The World Court found that “the Republic of Uganda, by the conduct of its armed forces, which committed acts of killing, torture, and other forms of inhumane treatment of the Congolese civilian population, destroyed villages and civilian buildings, failed to distinguish between civilian and military targets and to protect the civilian population in fighting with other combatants, trained child soldiers, incited ethnic conflict, and failed to take measures to put an end to such conflict; as well as by its failure, as an occupying power, to take measures to respect and ensure respect for human rights and international humanitarian law in Ituri district, violated its obligations under international human rights law and international humanitarian law”.

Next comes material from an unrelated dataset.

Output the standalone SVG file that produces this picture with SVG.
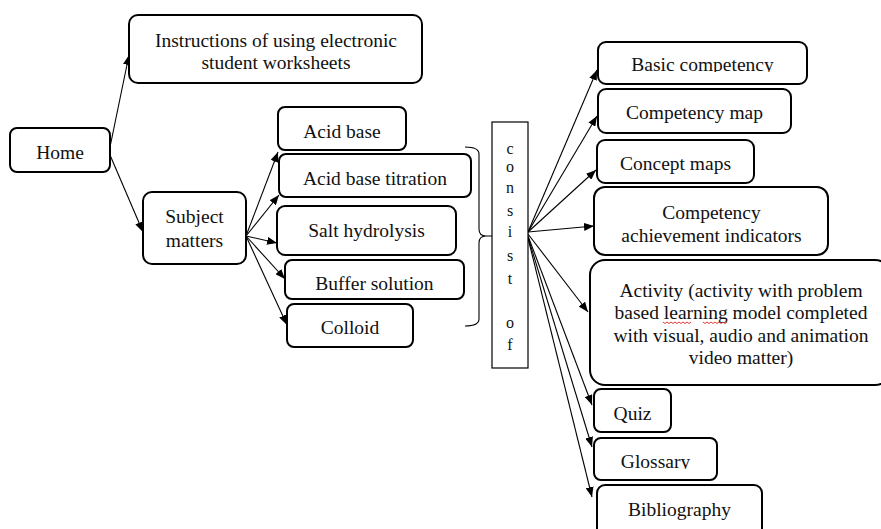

Then comes the crucial point which keeps us busy this week: The court, in 2005, “Unanimously, finds that the Republic of Uganda is under obligation to make reparation to the Democratic Republic of the Congo for the injury caused; Unanimously, decides that, failing agreement between the parties, the question of reparation due to the Democratic Republic of the Congo shall be settled by the court, and reserves for this purpose the subsequent procedure in the case.”
Fifteen years later, there is still no agreement between the governments in Kinshasa and Kampala on the amount of reparations; so the judges have to come in and decide. They have noticed the destruction and loss of life in the decision cited above. But how much is a life lost “worth” in reparations?
The judges of another permanent international court in The Hague, the ICC, which, contrary to the ICJ, does not deal with legal conflicts between states, but with criminal cases against individuals, have been criticised because they awarded only $250 of reparations to the victims of the massacre in the Congolese village of Bogoro, where about 200 people were murdered. On the other hand, some of them, led behind the scenes by their president, sued their own court in another court because they thought that a monthly pay of 15,000 euros tax-free is not enough. It is a tricky thing for an international court, in the spotlight of the international press, to fix an appropriate amount of compensation for loss of life.
As of Tuesday, April 20th, the ICJ judges will engage in this difficult exercise, hearing first the submissions of the Congolese and Ugandan governments, in what has been described by insiders as a “nightmare dossier”. The amount asked for by the Kinshasa government is officially still confidential and will be made public by the ICJ once the public hearings in the Peace Palace start. But it has been described by informed people as having the potential to ruin the Republic of Uganda, if allocated by the ICJ judges.